The recidivism rate, which measures the percentage of offenders who return to prison within three years of release, is now at 26.6%.
Offenders can be returned to prison for committing new crimes or for violating the conditions of their parole.
Current figures represent individuals who were released from prison in 2017.
Recidivism in Michigan has hovered around 30% in past years and reflects a drop from 1998, when the rate was 45.7%.
“Our administration has spent the last two years delivering bipartisan solutions to improve the criminal justice system in a way that makes Michigan a leader in smart justice, and the results speak for themselves,” Lt. Gov. Garlin Gilchrist II said. “We must continue to pursue reforms that allow the system to work for more people, so that fewer people return to prison or find themselves there in the first place. When we build programs and policies that are designed to help people – victims, survivors and those who have committed offenses – we simultaneously make our families, neighborhoods and communities safer and stronger.”
MDOC’s third Vocational Village is set to launch soon at the Women’s Huron Valley Correctional Facility.
Last summer, MDOC and the Michigan Department of State announced a joint initiative to help returning citizens reintegrate into their communities by providing them with a driver’s license or state ID upon their parole.

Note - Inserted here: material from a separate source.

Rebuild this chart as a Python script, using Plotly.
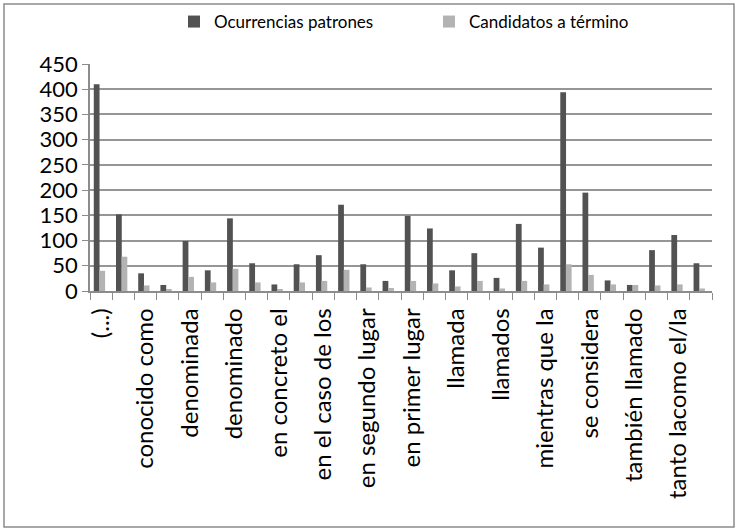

Efforts to reduce opioid addiction, provide mentors to parolees and use of a new model to improve interactions with those MDOC supervises are some of the plans rolling out this year as part of the department’s strategic plan.
“Our focus on long-term public safety not only helps those under our supervision and their families, but also the wider community, as having fewer people coming to prison means less crime and fewer victims,” said Heidi Washington, director of the Department of Corrections.
In addition, the state’s prison population has dropped by 21% since 2015.